Além da estreia de Chico Alves, “O pé de anjo” entrou para a história por outra primazia: foi a primeira música identificada no selo de um disco como “marcha de carnaval". Já a história por trás da “composição” é menos abonadora: a melodia é cópia idêntica da valsa francesa “C'est pas dificile”, composição de J. Dorin que por aqui já era conhecida como “Jenny”, nome da versão brasileira. “Parece-nos que ‘O pé de anjo’ foi o maior (e talvez único) avanço de Sinhô em melodia alheia. Louve-se no entanto a inteligência com que se houve na elaboração dos versos que logo todo o povo cantou, embora não se lhe negue o pecado”, escreveu Edigar de Alencar no livro “Nosso Sinhô do samba”: “Aqui o fabuloso compositor tem culpa alta no cartório.”

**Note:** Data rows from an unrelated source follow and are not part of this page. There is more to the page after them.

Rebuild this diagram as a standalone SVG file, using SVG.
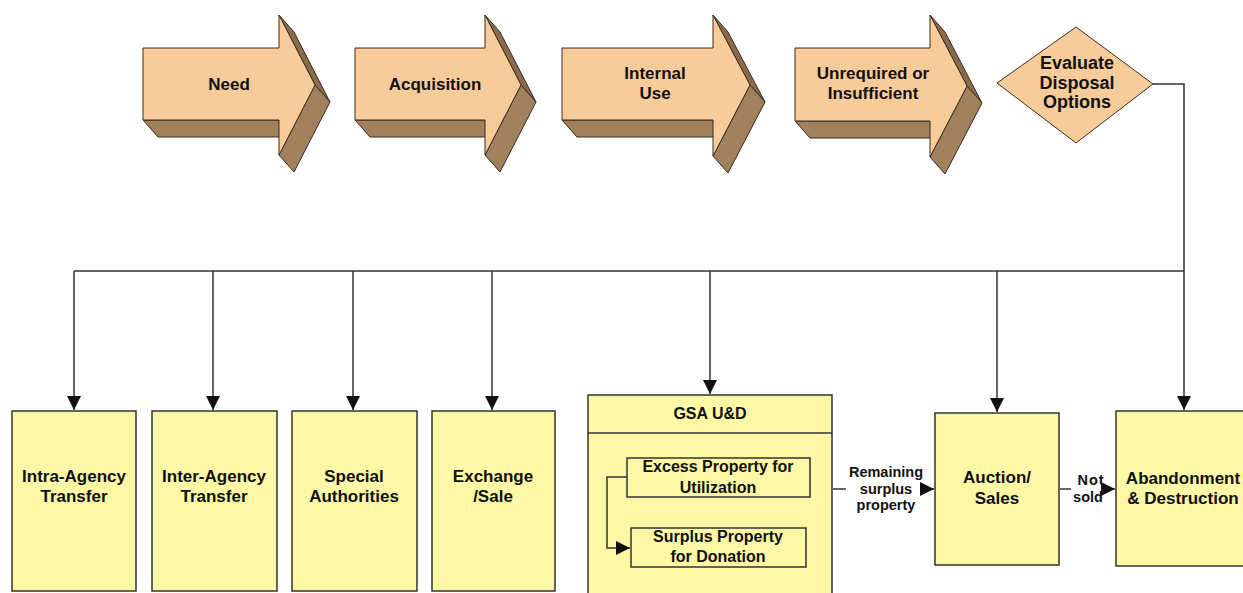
<svg xmlns="http://www.w3.org/2000/svg" width="1243" height="593" viewBox="0 0 1243 593">
<defs>
<style>
.front{fill:#F8CB9B;stroke:#3a2c1e;stroke-width:1}
.side{fill:#A0805D;stroke:#3a2c1e;stroke-width:1}
.sliver{fill:#8A6A4A;stroke:#3a2c1e;stroke-width:1}
.box{fill:#FCF8A6;stroke:#333;stroke-width:1.5}
.t{font-family:"Liberation Sans",Arial,sans-serif;font-weight:bold;font-size:17px;fill:#111;text-anchor:middle}
.d{font-size:18px}
.s{font-size:16px}
.xs{font-size:14.5px}
.ln{fill:none;stroke:#333;stroke-width:1.5}
</style>
<marker id="ahb" viewBox="0 0 10 10" refX="10" refY="5" markerWidth="14" markerHeight="14" markerUnits="userSpaceOnUse" orient="auto">
<path d="M0,0 L10,5 L0,10 z" fill="#111"/>
</marker>
</defs>
<rect width="1243" height="593" fill="#fff"/>

<g id="need">
<polygon class="side" points="143,120 279,120 294,137 158,137"/>
<polygon class="sliver" points="279,15 315,85 330,102 294,32"/>
<polygon class="side" points="315,85 279,155 294,172 330,102"/>
<polygon class="front" points="143,48 279,48 279,15 315,85 279,155 279,120 143,120"/>
<text class="t" x="229" y="90">Need</text>
</g>

<g id="acquisition">
<polygon class="side" points="355,120 485,120 500,137 370,137"/>
<polygon class="sliver" points="485,15 521,85 536,102 500,32"/>
<polygon class="side" points="521,85 485,155 500,172 536,102"/>
<polygon class="front" points="355,48 485,48 485,15 521,85 485,155 485,120 355,120"/>
<text class="t" x="435" y="90">Acquisition</text>
</g>

<g id="internal-use">
<polygon class="side" points="562,120 713,120 728,137 577,137"/>
<polygon class="sliver" points="713,15 750,85 765,102 728,32"/>
<polygon class="side" points="750,85 713,156 728,173 765,102"/>
<polygon class="front" points="562,48 713,48 713,15 750,85 713,156 713,120 562,120"/>
<text class="t" x="655" y="79">Internal</text>
<text class="t" x="655" y="99">Use</text>
</g>

<g id="unrequired">
<polygon class="side" points="795,121 930,121 945,138 810,138"/>
<polygon class="sliver" points="930,15 967,86 982,103 945,32"/>
<polygon class="side" points="967,86 930,157 945,174 982,103"/>
<polygon class="front" points="795,48 930,48 930,15 967,86 930,157 930,121 795,121"/>
<text class="t" x="873" y="79">Unrequired or</text>
<text class="t" x="873" y="99">Insufficient</text>
</g>

<g id="evaluate">
<polygon class="front" points="997,83 1076,27 1153,84 1076,143"/>
<text class="t d" x="1077" y="69">Evaluate</text>
<text class="t d" x="1077" y="89">Disposal</text>
<text class="t d" x="1077" y="108">Options</text>
</g>

<g id="intra-agency">
<rect class="box" x="12" y="411" width="124" height="180"/>
<text class="t" x="74" y="482">Intra-Agency</text>
<text class="t" x="74" y="502">Transfer</text>
</g>
<g id="inter-agency">
<rect class="box" x="152" y="411" width="125" height="180"/>
<text class="t" x="214" y="482">Inter-Agency</text>
<text class="t" x="214" y="502">Transfer</text>
</g>
<g id="special">
<rect class="box" x="292" y="411" width="125" height="180"/>
<text class="t" x="354" y="482">Special</text>
<text class="t" x="354" y="502">Authorities</text>
</g>
<g id="exchange">
<rect class="box" x="432" y="411" width="123" height="180"/>
<text class="t" x="493" y="482">Exchange</text>
<text class="t" x="493" y="502">/Sale</text>
</g>
<g id="gsa">
<rect class="box" x="588" y="395" width="244" height="210"/>
<line class="ln" x1="588" y1="433" x2="832" y2="433"/>
<text class="t s" x="710" y="419">GSA U&amp;D</text>
</g>
<g id="excess">
<rect class="box" x="627" y="458" width="183" height="39"/>
<text class="t s" x="718" y="472">Excess Property for</text>
<text class="t s" x="718" y="493">Utilization</text>
</g>
<g id="surplus">
<rect class="box" x="631" y="528" width="175" height="39"/>
<text class="t s" x="718" y="542">Surplus Property</text>
<text class="t s" x="718" y="562">for Donation</text>
</g>
<g id="auction">
<rect class="box" x="935" y="413" width="124" height="152"/>
<text class="t" x="997" y="483">Auction/</text>
<text class="t" x="997" y="504">Sales</text>
</g>
<g id="abandonment">
<rect class="box" x="1116" y="411" width="135" height="155"/>
<text class="t" x="1183" y="484">Abandonment</text>
<text class="t" x="1183" y="504">&amp; Destruction</text>
</g>

<g id="connectors">
<polyline class="ln" points="1153,84 1184,84 1184,271"/>
<line class="ln" x1="74" y1="271" x2="1184" y2="271"/>
<line class="ln" x1="74" y1="271" x2="74" y2="410" marker-end="url(#ahb)"/>
<line class="ln" x1="213" y1="271" x2="213" y2="410" marker-end="url(#ahb)"/>
<line class="ln" x1="353" y1="271" x2="353" y2="410" marker-end="url(#ahb)"/>
<line class="ln" x1="492" y1="271" x2="492" y2="410" marker-end="url(#ahb)"/>
<line class="ln" x1="710" y1="271" x2="710" y2="394" marker-end="url(#ahb)"/>
<line class="ln" x1="997" y1="271" x2="997" y2="412" marker-end="url(#ahb)"/>
<line class="ln" x1="1184" y1="271" x2="1184" y2="410" marker-end="url(#ahb)"/>
<polyline class="ln" points="627,477 607,477 607,548 630,548" marker-end="url(#ahb)"/>
<line class="ln" x1="833" y1="489" x2="846" y2="489"/>
<line class="ln" x1="922" y1="489" x2="934" y2="489" marker-end="url(#ahb)"/>
<line class="ln" x1="1060" y1="489" x2="1071" y2="489"/>
<line class="ln" x1="1102" y1="489" x2="1115" y2="489" marker-end="url(#ahb)"/>
<text class="t xs" x="886" y="477">Remaining</text>
<text class="t xs" x="886" y="494">surplus</text>
<text class="t xs" x="886" y="510">property</text>
<text class="t xs" x="1091" y="485" letter-spacing="1">Not</text>
<text class="t xs" x="1088" y="502">sold</text>
</g>
</svg>
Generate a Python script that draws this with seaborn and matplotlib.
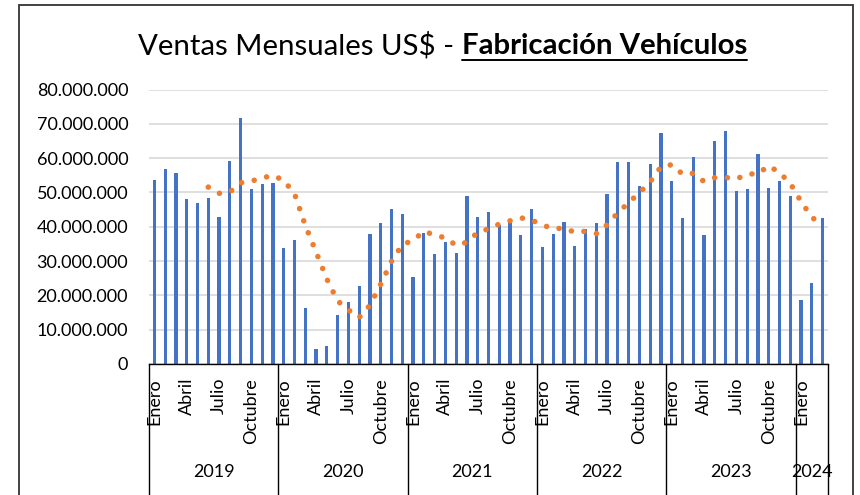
import numpy as np
import pandas as pd
import seaborn as sns
import matplotlib.pyplot as plt
from matplotlib.ticker import FuncFormatter
from matplotlib.patches import Rectangle
from matplotlib.lines import Line2D

# monthly sales (millions of US$)
v2019 = [53.6, 56.7, 55.6, 48.2, 46.9, 48.3, 42.7, 59.1, 71.8, 51.0, 52.5, 52.7]
v2020 = [33.9, 36.0, 16.3, 4.5, 5.3, 14.3, 18.2, 22.6, 37.9, 41.2, 45.1, 43.8]
v2021 = [25.5, 38.3, 32.0, 35.7, 32.3, 49.1, 42.7, 44.4, 40.5, 41.4, 37.5, 45.2]
v2022 = [34.1, 37.9, 41.4, 34.3, 39.2, 41.0, 49.6, 58.9, 59.0, 51.8, 58.2, 67.4]
v2023 = [53.2, 42.5, 60.3, 37.5, 64.9, 67.8, 50.5, 50.9, 61.2, 51.2, 53.2, 48.9]
v2024 = [18.6, 23.7, 42.5]

# 6-month moving average trend line (millions), from Jun 2019 to Mar 2024
trend = [51.55, 49.73, 50.13, 52.83, 53.30, 54.23, 54.97,
         53.50, 49.65, 40.40, 32.65, 24.78, 18.38, 15.77, 13.53, 17.13, 23.25, 29.88, 34.80,
         36.02, 38.63, 37.65, 36.73, 34.60, 35.48, 38.35, 39.37, 40.78, 41.73, 42.60, 41.95,
         40.52, 39.43, 39.58, 38.40, 38.68, 37.98, 40.57, 44.07, 47.00, 49.92, 53.08, 57.48,
         58.08, 55.35, 55.57, 53.18, 54.30, 54.37, 53.92, 55.32, 55.47, 57.75, 55.80, 52.65,
         47.33, 42.80, 40.20]

years = ["2019", "2020", "2021", "2022", "2023", "2024"]
months_shown = ["Enero", "Abril", "Julio", "Octubre"]

ventas = v2019 + v2020 + v2021 + v2022 + v2023 + v2024
df = pd.DataFrame({"mes": range(len(ventas)), "ventas": np.array(ventas) * 1e6})
tdf = pd.DataFrame({"mes": range(5, 5 + len(trend)), "media": np.array(trend) * 1e6})

sns.set_theme(style="white")
plt.rcParams["font.family"] = ["Lato", "DejaVu Sans"]

W, H = 860, 495
fig = plt.figure(figsize=(W / 100, H / 100), dpi=100)
ax = fig.add_axes([149 / W, 1 - 364 / H, (828 - 149) / W, (364 - 89.5) / H])

sns.barplot(data=df, x="mes", y="ventas", color="#4472C4", width=0.3,
            saturation=1, linewidth=0, ax=ax)
sns.lineplot(data=tdf, x="mes", y="media", color="#ED7D31", lw=4.0,
             linestyle=(0, (0.01, 2.3)), dash_capstyle="round", ax=ax)

ax.set_xlim(-0.5, len(ventas) - 0.5)
ax.set_ylim(0, 80e6)
ax.set_yticks(np.arange(0, 80e6 + 1, 10e6))
ax.yaxis.set_major_formatter(FuncFormatter(lambda v, p: f"{int(v):,}".replace(",", ".")))
ax.yaxis.grid(True, color="#D9D9D9", lw=1.2)
ax.set_axisbelow(True)
ax.set_xlabel("")
ax.set_ylabel("")

tick_pos = list(range(0, len(ventas), 3))
ax.set_xticks(tick_pos)
ax.set_xticklabels([months_shown[i % 4] for i in range(len(tick_pos))], rotation=90)
ax.tick_params(axis="x", length=0, pad=10, labelsize=13, colors="black")
ax.tick_params(axis="y", length=0, pad=15, labelsize=13, colors="black")

for s in ["top", "right", "left"]:
    ax.spines[s].set_visible(False)
ax.spines["bottom"].set_color("black")
ax.spines["bottom"].set_linewidth(1.0)

# year level of the category axis
tr = ax.get_xaxis_transform()
bounds = [-0.5, 11.5, 23.5, 35.5, 47.5, 59.5, len(ventas) - 0.5]
for b in bounds:
    ax.plot([b, b], [0, -0.55], transform=tr, color="black", lw=1.0, clip_on=False)
for i, y in enumerate(years):
    c = (bounds[i] + bounds[i + 1]) / 2
    ax.text(c, -0.393, y, transform=tr, ha="center", va="center", fontsize=13, color="black")

# chart frame
fig.patches.append(Rectangle((19 / W, -0.05), (853 - 19) / W, 1.05 - 5 / H,
                             transform=fig.transFigure, fill=False,
                             edgecolor="#333333", lw=1.3))

# title: normal part + bold underlined part
t1 = fig.text(138 / W, 1 - 54 / H, r"Ventas Mensuales US\$ - ", fontsize=21.2,
              ha="left", va="baseline", color="black")
fig.canvas.draw()
r = fig.canvas.get_renderer()
bb1 = t1.get_window_extent(r)
t2 = fig.text(bb1.x1 / W, 1 - 54 / H, "Fabricación Vehículos", fontsize=21.2,
              fontweight="bold", ha="left", va="baseline", color="black")
fig.canvas.draw()
bb2 = t2.get_window_extent(r)
uy = 1 - 59.5 / H
fig.lines.append(Line2D([bb2.x0 / W, bb2.x1 / W], [uy, uy], transform=fig.transFigure,
                        color="black", lw=1.4))

fig.savefig("out.png", dpi=100)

Segundo o biógrafo, Sinhô trabalhava como pianista demonstrador na Casa Beethoven, onde certo dia uma freguesa chegou ao balcão pedindo a partitura da valsa. “O empregado atendeu a moça e, a seu pedido, levou a parte da música ao pianista da casa para que a executasse e a freguesa melhor a identificasse”, descreve Edigar de Alencar. “Quando esta saiu, Sinhô ocupou o piano e começou a fazer variações em torno da melodia da valsa, alterando-lhe o ritmo e acrescentando-lhe uma que outra frase, enquanto ia cantarolando uns versos.”

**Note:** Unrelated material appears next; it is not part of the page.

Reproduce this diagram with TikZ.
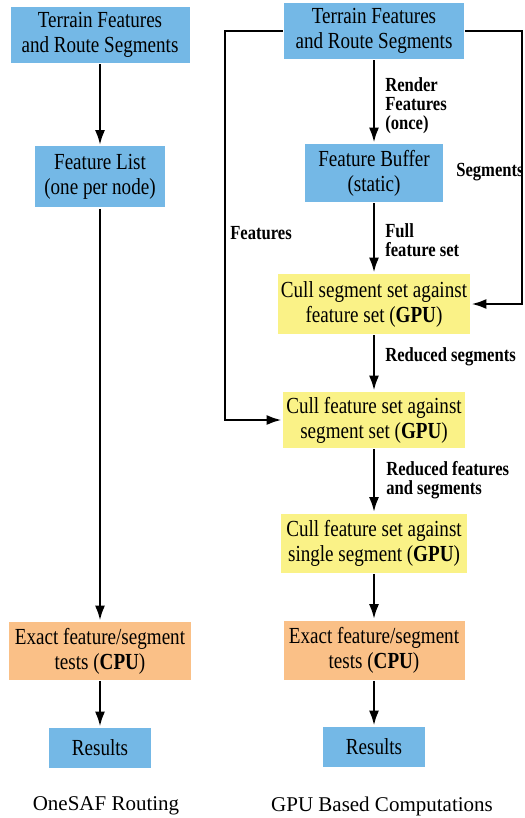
\documentclass[tikz,border=0pt]{standalone}
\usepackage{fontspec}
\setmainfont{Liberation Serif}
\newfontfamily\narrowrm[FakeStretch=0.83]{Liberation Serif}
\usetikzlibrary{arrows.meta}
\definecolor{boxblue}{RGB}{116,184,230}
\definecolor{boxyellow}{RGB}{250,242,135}
\definecolor{boxorange}{RGB}{250,192,135}
\begin{document}
\begin{tikzpicture}[x=1pt, y=-1pt, line width=2.6pt, >={Latex[length=15pt,width=10pt]},
  box/.style={inner sep=0pt, align=center, font=\narrowrm\fontsize{23}{25}\selectfont},
  bluebox/.style={box, fill=boxblue},
  gpubox/.style={box, fill=boxyellow},
  cpubox/.style={box, fill=boxorange},
  lbl/.style={anchor=west, align=left, inner sep=0pt, font=\narrowrm\bfseries\fontsize{20}{19}\selectfont},
  caption/.style={inner sep=0pt, font=\fontsize{21}{25}\selectfont}]
\useasboundingbox (0,0) rectangle (524,818);
% OneSAF routing
\node (lterrain) at (100,35) [bluebox, minimum width=179pt, minimum height=56pt] {Terrain Features\\and Route Segments};
\node (lfeat) at (100,177) [bluebox, minimum width=130pt, minimum height=61pt] {Feature List\\(one per node)};
\node (lexact) at (100,651) [cpubox, minimum width=182pt, minimum height=58pt] {Exact feature/segment\\tests (\textbf{CPU})};
\node (lres) at (100,748) [bluebox, minimum width=102pt, minimum height=40pt] {Results};
\node (lcap) at (106,806) [caption] {OneSAF Routing};
\draw[->] (lterrain) -- (lfeat);
\draw[->] (lfeat) -- (lexact);
\draw[->] (lexact) -- (lres);
% GPU based computations
\node (rterrain) at (374,31) [bluebox, minimum width=180pt, minimum height=56pt] {Terrain Features\\and Route Segments};
\node (rbuffer) at (374,173) [bluebox, minimum width=138pt, minimum height=58pt] {Feature Buffer\\(static)};
\node (cullseg) at (374,304) [gpubox, minimum width=192pt, minimum height=60pt] {Cull segment set against\\feature set (\textbf{GPU})};
\node (cullfeat) at (374,420) [gpubox, minimum width=182pt, minimum height=56pt] {Cull feature set against\\segment set (\textbf{GPU})};
\node (cullone) at (374,543) [gpubox, minimum width=186pt, minimum height=59pt] {Cull feature set against\\single segment (\textbf{GPU})};
\node (rexact) at (374,650) [cpubox, minimum width=181pt, minimum height=59pt] {Exact feature/segment\\tests (\textbf{CPU})};
\node (rres) at (374,747) [bluebox, minimum width=102pt, minimum height=40pt] {Results};
\node (rcap) at (382,806) [caption] {GPU Based Computations};
\coordinate (fcorner) at (225,31);
\coordinate (scorner) at (522,31);
\draw[->] (rterrain) -- (rbuffer);
\draw[->] (rbuffer) -- (cullseg);
\draw[->] (cullseg) -- (cullfeat);
\draw[->] (cullfeat) -- (cullone);
\draw[->] (cullone) -- (rexact);
\draw[->] (rexact) -- (rres);
\draw[->] (rterrain.west) -- (fcorner) |- (cullfeat.west);
\draw[->] (rterrain.east) -- (scorner) |- (cullseg.east);
\node (lrender) at (384,106) [lbl] {Render\\Features\\(once)};
\node (lfull) at (384,240) [lbl] {Full\\feature set};
\node (lredseg) at (384,357) [lbl] {Reduced segments};
\node (lredboth) at (385,480) [lbl] {Reduced features\\and segments};
\node (lfeatures) at (229,233) [lbl] {Features};
\node (lsegs) at (455,172) [lbl] {Segments};
\end{tikzpicture}
\end{document}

Já a letra de “O pé de anjo” não somente foi feita por Sinhô, como é exemplar de uma de suas características mais marcantes, que é a veia polêmica. Seus versos zombam dos pés enormes do cantor e violonista China (Otávio Vianna), irmão de Pixinguinha e pertencente à turma de Donga, com a qual Sinhô vinha se estranhando desde 1917, ano do sucesso de “Pelo telefone” (co-assinado por Donga e Mauro de Almeida), de cuja composição dizia ter participado. A eles Sinhô já havia dedicado, em 1918, o samba “Quem são eles”, que começava assim dizendo que “a Bahia é boa terra / Ela lá e eu aqui...” Boa parte da turma era formada pela segunda geração dos baianos e baianas que, após migrarem para o Rio, fixaram residência na Cidade Nova, onde promoviam rituais de candomblé e festas de samba – como a famosa Ciata. Outra “tia” da região era Amélia Silvana de Araújo, mãe de Donga.

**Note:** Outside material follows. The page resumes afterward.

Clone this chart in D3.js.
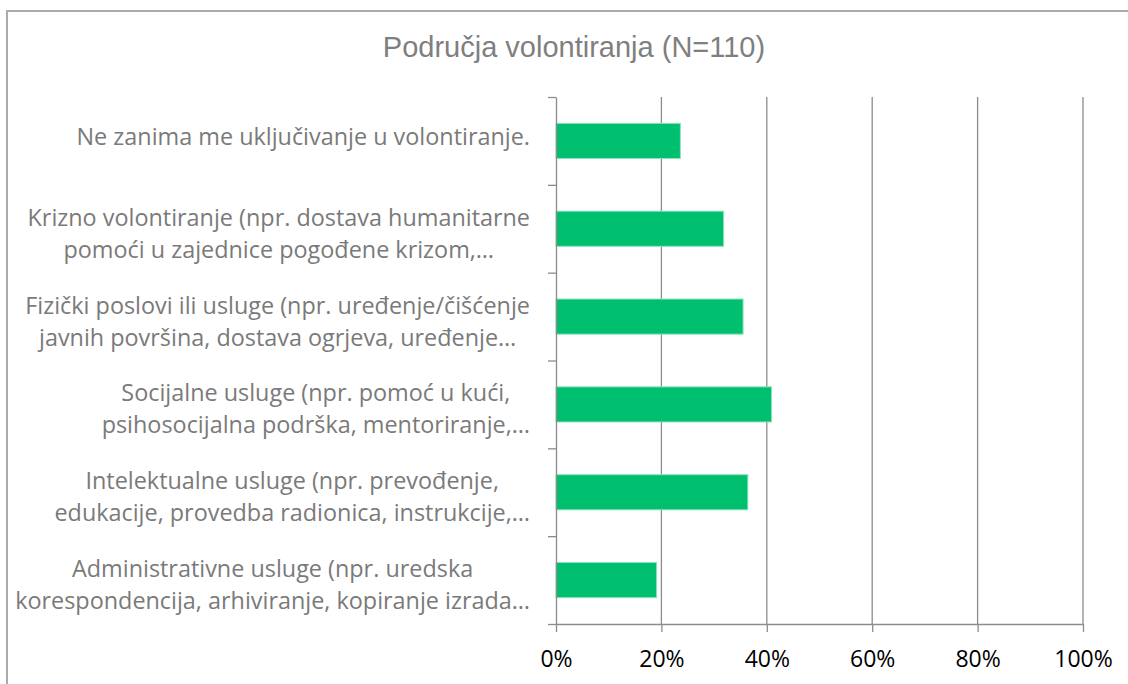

É possível que Donga e sua turma tenham se sentido atingidos também com “Fala meu louro”, mas o alvo principal deste samba era outro: o ex-senador, ministro e deputado Ruy Barbosa. Conhecido por se manifestar sobre os mais diversos assuntos da nação, o veterano político andava quieto após ser derrotado na corrida presidencial de 1919 pelo paraibano Epitácio Pessoa. “Tu que falavas tanto / Qual a razão que vives calado?”, perguntava o samba de Sinhô, que ainda rebaixava Ruy Barbosa em seu apelido (do heroico “Águia de Haia” ao falante “papagaio louro”) e registrava o fim de seu poder na então capital federal: “A Bahia não dá mais coco / Para botar na tapioca / Para fazer um bom mingau / E embrulhar o carioca...”
“O samba ‘Fala meu louro’ igualmente gerou incidente policial-militar”, informa o biógrafo de Sinhô, Edigar de Alencar. “Na Bahia, segundo nota publicada na Revista da Semana em 29 de maio de 1920, numa festividade pública em Salvador, estudantes solicitaram à banda de música do 19º Batalhão de Caçadores que executasse o samba popularíssimo. Um tenente se julgou agravado e com vários praças reagiu à insolência. Mas, ao que parece, não houve mortos nem feridos.”
“Fala meu louro”, assim como “O pé de anjo”, foi regravada pela primeira vez em 1923, pelo cantor mais popular da época, Bahiano. Primeiros indícios da vida longa que teriam na história da música popular brasileira – assim como as polêmicas, sátiras políticas e controvérsias.